Tuttavia una parte di questo esplosivo che sarebbe arrivato dalla Calabria era in pessime condizioni a causa di alcune infiltrazioni d’acqua. Sempre Galatolovga aveva dichiarato che i boss mafiosi erano riusciti a farsi sostituire la partita difettosa dai referenti calabresi e, comunque, quel dettaglio dell’infiltrazione d’acqua aveva aperto nella mente degli inquirenti una nuova e inesplorata ipotesi investigativa.
Si preconizza l’idea che la possibile provenienza del tritolo avvenga dalle stive della Laura C, la nave che fu affondata al largo di Saline Joniche nel corso della Seconda guerra mondiale. A conferma di ciò più volte i pentiti della ’ndrangheta hanno fatto riferimento al recupero di grosse quantità di esplosivo da quell’imbarcazione inabissata.
Dopo le deposizioni di Galatolo, gli inquirenti avevano iniziato la ricerca di questo tritolo che doveva essere utilizzato per uccidere Di Matteo. Mentre un altro pentito, Francesco Chiarello, ha detto che nel frattempo era già stato spostato in un luogo diverso e più sicuro.
Su queste deposizioni ha indagato la Procura di Caltanissetta, che, comunque, nel 2017 ha archiviato il fascicolo.
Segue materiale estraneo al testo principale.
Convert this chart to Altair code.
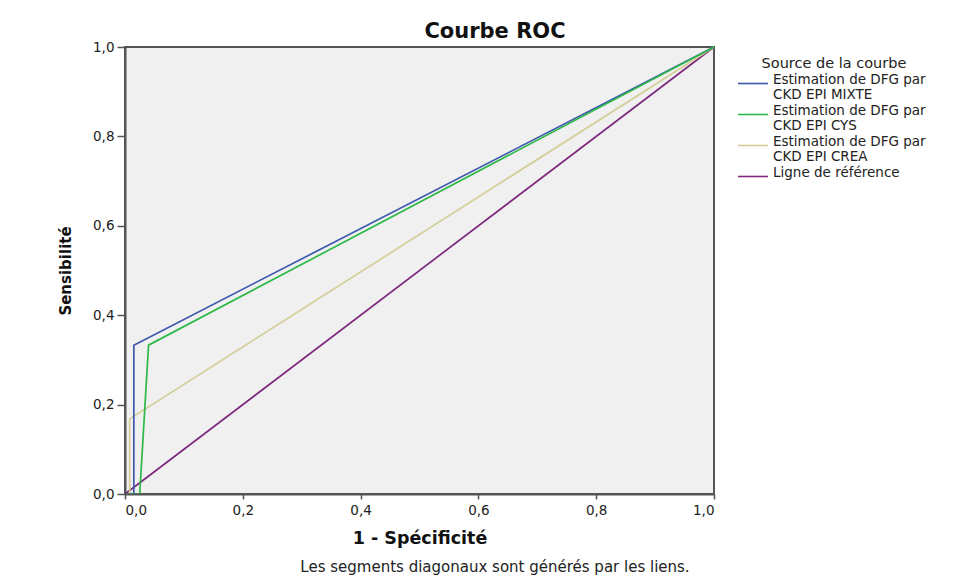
import altair as alt
import pandas as pd

# ---- data ----
series_names = [
    "Estimation de DFG par|CKD EPI MIXTE",
    "Estimation de DFG par|CKD EPI CYS",
    "Estimation de DFG par|CKD EPI CREA",
    "Ligne de référence",
]
series_colors = ["#3E58AC", "#2EB848", "#D3CE97", "#7C287D"]

mixte_x = [0.0, 0.015, 0.015, 1.0]
mixte_y = [0.0, 0.0, 0.333, 1.0]
cys_x = [0.0, 0.025, 0.040, 1.0]
cys_y = [0.0, 0.0, 0.333, 1.0]
crea_x = [0.0, 0.008, 0.008, 1.0]
crea_y = [0.0, 0.0, 0.168, 1.0]
ref_x = [0.0, 1.0]
ref_y = [0.0, 1.0]

tick_values = [0.0, 0.2, 0.4, 0.6, 0.8, 1.0]
chart_title = "Courbe ROC"
footnote = "Les segments diagonaux sont générés par les liens."

FONT = "DejaVu Sans"

rows = []
for name, xs, ys in [
    (series_names[3], ref_x, ref_y),
    (series_names[2], crea_x, crea_y),
    (series_names[0], mixte_x, mixte_y),
    (series_names[1], cys_x, cys_y),
]:
    for i, (a, b) in enumerate(zip(xs, ys)):
        rows.append({"serie": name, "fpr": a, "tpr": b, "step": i})
df = pd.DataFrame(rows)

label_expr = "replace(format(datum.value, '.1f'), '.', ',')"

lines = alt.Chart(df).mark_line(strokeWidth=1.7).encode(
    x=alt.X(
        "fpr:Q",
        scale=alt.Scale(domain=[0, 1], nice=False),
        axis=alt.Axis(
            title="1 - Spécificité",
            values=tick_values,
            labelExpr=label_expr,
            grid=False,
            domainColor="#555555",
            domainWidth=2,
            tickColor="#555555",
            tickWidth=1.5,
            tickSize=5,
            labelPadding=4,
            labelFont=FONT,
            labelFontSize=13.5,
            labelColor="#222222",
            titleFont=FONT,
            titleFontSize=17.5,
            titleFontWeight="bold",
            titleColor="#111111",
            titlePadding=13,
            zindex=1,
        ),
    ),
    y=alt.Y(
        "tpr:Q",
        scale=alt.Scale(domain=[0, 1], nice=False),
        axis=alt.Axis(
            title="Sensibilité",
            values=tick_values,
            labelExpr=label_expr,
            grid=False,
            domainColor="#555555",
            domainWidth=2,
            tickColor="#555555",
            tickWidth=1.5,
            tickSize=8,
            labelPadding=3,
            labelFont=FONT,
            labelFontSize=13.5,
            labelColor="#222222",
            titleFont=FONT,
            titleFontSize=15,
            titleFontWeight="bold",
            titleColor="#111111",
            titlePadding=19,
            zindex=1,
        ),
    ),
    color=alt.Color(
        "serie:N",
        scale=alt.Scale(domain=series_names, range=series_colors),
        legend=alt.Legend(
            title="Source de la courbe",
            orient="none",
            legendX=617,
            legendY=10,
            padding=0,
            titleFont=FONT,
            titleFontSize=14.5,
            titleFontWeight="normal",
            titleColor="#222222",
            titleAnchor="middle",
            titlePadding=1,
            labelFont=FONT,
            labelFontSize=13.5,
            labelColor="#222222",
            labelExpr="split(datum.label, '|')",
            labelBaseline="alphabetic",
            labelOffset=9,
            labelLimit=300,
            symbolType="M-1.5,0H1.5",
            symbolSize=400,
            symbolStrokeWidth=1.6,
            rowPadding=2,
        ),
    ),
    order="step:Q",
)

title_mark = alt.Chart(pd.DataFrame({"t": [chart_title]})).mark_text(
    font=FONT, fontSize=21, fontWeight="bold", color="#111111",
    align="center", baseline="middle",
).encode(
    x=alt.value(370),
    y=alt.value(-15),
    text="t:N",
)

note = alt.Chart(pd.DataFrame({"t": [footnote]})).mark_text(
    font=FONT, fontSize=15, color="#222222", align="center", baseline="middle"
).encode(
    x=alt.value(370),
    y=alt.value(520),
    text="t:N",
)

chart = alt.layer(lines, title_mark, note).properties(
    width=589,
    height=447,
    autosize=alt.AutoSizeParams(type="none"),
    padding={"left": 117, "top": 39, "right": 240, "bottom": 82},
    background="white",
).configure_view(
    fill="#F0F0F0", stroke="#555555", strokeWidth=2, strokeOpacity=1
)

chart.save("out.html", embed_options={"renderer": "svg", "actions": False})
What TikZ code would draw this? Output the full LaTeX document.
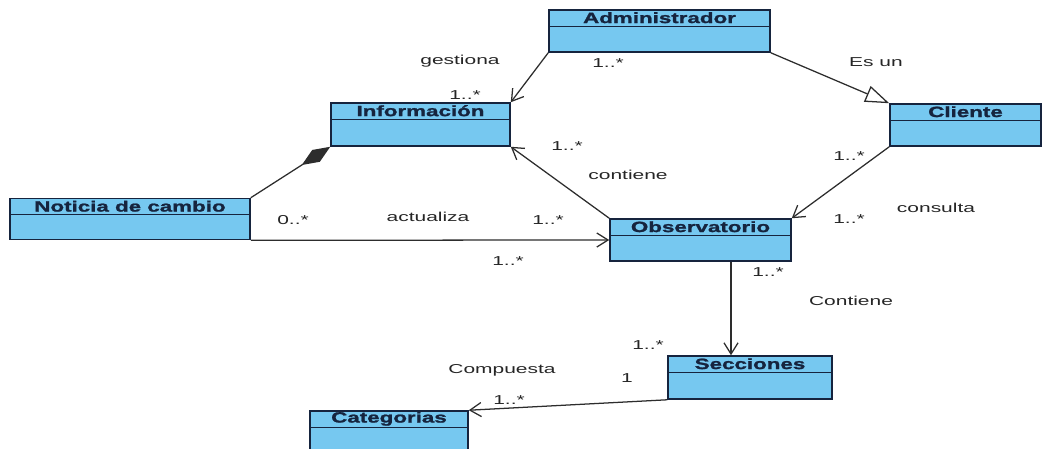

Però per i pm tutta la storia del piano per l’attentato a Nino Di Matteo è stata riscontrata da un’accurata inchiesta e la riunione per uccidere il giudice è avvenuta.
Ma l’attentato non venne mai realizzato e di conseguenza non era possibile contestare alcun reato anche se nel procedimento di archiviazione i magistrati scrissero a chiare lettere che: “L’ordine di colpire Di Matteo resta operativo”.
Sempre nell’ambito delle conversazioni tra detenuti sulla scarcerazione di Brusca ci sono altri boss detenuti che all’incirca mezz’ora dopo le parole di Bellocco si espressi e si tratta di tre camorristi . Il primo è Gaetano Di Lorenzo che spiega di essere “contento”, visto che non considera Brusca un pentito.
Dopo parla Antonio Caiazzo che auspica: “Devono cambiare la legge sui collaboratori”. Infine interviene Vincenzo Aprea, che dice: “Come quelli di Forza Italia, quei figli di bocchini che si sono opposti alla scarcerazione”.